The room is dominated by a wide desk made out of wood, its top inlaid with a rectangle of dyed, preserved skin cut from a large herbivore. The walls are paneled in wood and there are crude still pictures in frames hanging from hooks near the top, certificates and group portraits of men in dark suits shaking hands with each other. A borderline-senescent male in a dark suit, his head almost bereft of hair and his waistline expanding, sits behind the desk. He half rises as I enter, and extends a hand. Zombie? I wonder doubtfully.

"Hello, Reeve." He sounds relaxed and self-confident. "Won't you have a seat?"

"Sure." I take the chair on the other side of the desk and cross my legs, studying his face. Sure enough there's a slight flicker of attention—he's watching me, aware of my body—which means he's real. Zombies simply aren't programmed for that. "How come I haven't seen you in Church?" I ask.

"I'm on staff," he says easily. "Have a cigarette?" He gestures at one of the wooden boxes on his desk.

"Sorry, I don't smoke," I say, slightly stiffly. I hate the smell, but it's not as if it's harmful, is it?

"Good for you." He takes one, lights it, and inhales thoughtfully. "You asked about job vacancies yesterday. As it happens, we have one right now that would probably suit you—I took the liberty of looking through your records—but it specifically excludes smokers."

"Oh?" I raise an eyebrow. Mr. Harshaw the staffer isn't what I expected, to say the least; I was winding myself up to deal with a dumb zombie fronting a placement database.

"It's in the city library. You'd only be working three days a week, but you'd be putting in eleven-hour shifts. On the plus side, you'd be the trainee librarian there. On the minus side, the starting salary isn't particularly high."

"What does the job involve?" I ask.

"Library work." He shrugs. "Filing books in order. Keeping track of withdrawals and issuing overdue notices and collecting fines. Helping people find books and information they're looking for. Organizing the stacks and adding new titles as they come in. You'd be working under Janis from cohort one, who has been our librarian since the early days. She's going to be leaving, which is why we need to train up a replacement."

"Leaving?" I look at him oddly. "Why?"

"To have a baby," he says, and blows a perfect smoke ring up at the ceiling.

I don't understand what he's saying at first, the concept is so alien to me. "Why would she have to leave her job to—"

It's his turn to look at me oddly. "Because she's pregnant," he says.
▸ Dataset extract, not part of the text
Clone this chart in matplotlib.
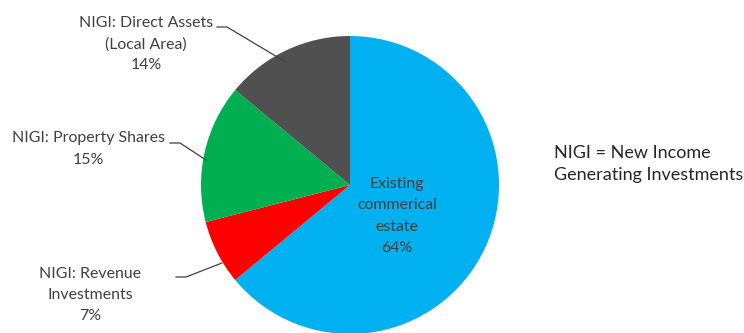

For a moment the world seems to be spinning around my head. There's a roaring in my ears, and I feel weak at the knees. It's a good thing I'm sitting down. Then I begin to integrate everything and realize just what's going on. Janis is pregnant —she's got a neonate growing inside her body like an encapsulated tumor, the way humans used to incubate their young in the wild, back before civilization. Presumably she and her husband had sex, and she was fertile. "She must be—" I say, then cover my mouth. Fertile.

"Yes, she and Norm are very happy," Mr. Harshaw says, nodding enthusiastically. He looks satisfied with something. "We're all very happy for them, even if it means we do have to train up a new librarian."

"Well, I'd be happy to see, I mean, to try," I begin, flustered, wondering, Did she ask the medics to make her fertile? Or, a sneaking and horrible suspicion, Are we already fertile? I know menstruation was some kind of metabolic sign that went with being a prehistoric female, but I didn't really put it all together until now. Having a child is hard—you have to actively seek medical assistance—and having one grow inside your body is even harder. The idea that the orthohuman bodies they've put us in are so ortho that we could automatically generate random human beings if we have sex is absolutely terrifying. I don't think the dark ages medics had incubators, and if I got pregnant I might actually have to go through a live childbirth. In fact, if Sam and I had —"Excuse me, but where's the rest room?" I ask.